Required task:
Work through the material below and count the lines holding the word "matplotlib"; give that count and nothing more.

Source data:
※ ※ ※

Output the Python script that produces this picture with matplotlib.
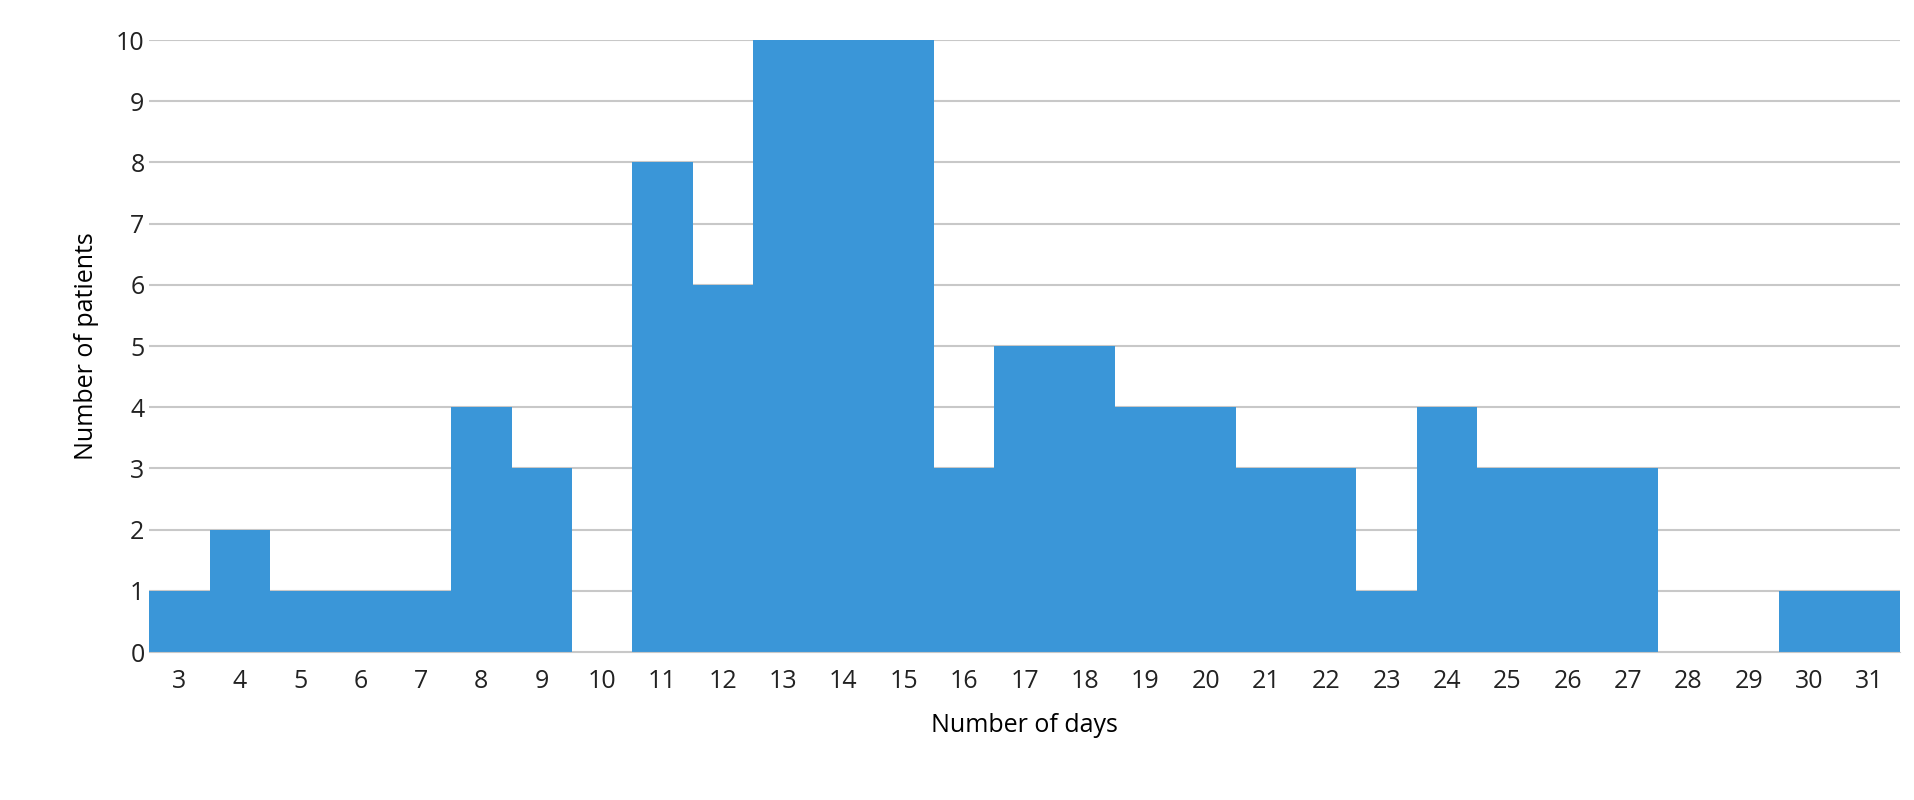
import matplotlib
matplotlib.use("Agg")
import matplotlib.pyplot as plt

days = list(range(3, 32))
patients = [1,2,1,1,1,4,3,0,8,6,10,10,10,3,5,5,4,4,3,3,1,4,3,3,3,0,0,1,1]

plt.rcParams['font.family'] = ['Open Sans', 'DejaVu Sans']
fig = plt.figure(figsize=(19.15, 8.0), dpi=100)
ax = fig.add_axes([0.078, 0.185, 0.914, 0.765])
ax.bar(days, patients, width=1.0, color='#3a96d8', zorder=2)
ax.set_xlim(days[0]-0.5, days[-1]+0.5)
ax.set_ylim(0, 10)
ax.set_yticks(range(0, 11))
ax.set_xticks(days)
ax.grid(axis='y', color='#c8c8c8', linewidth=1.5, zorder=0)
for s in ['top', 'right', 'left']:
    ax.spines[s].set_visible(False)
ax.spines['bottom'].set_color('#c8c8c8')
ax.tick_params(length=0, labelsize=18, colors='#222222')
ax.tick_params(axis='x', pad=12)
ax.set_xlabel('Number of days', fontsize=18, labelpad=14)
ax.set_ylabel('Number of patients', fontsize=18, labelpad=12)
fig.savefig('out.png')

※ ※ ※

Result of this task:
4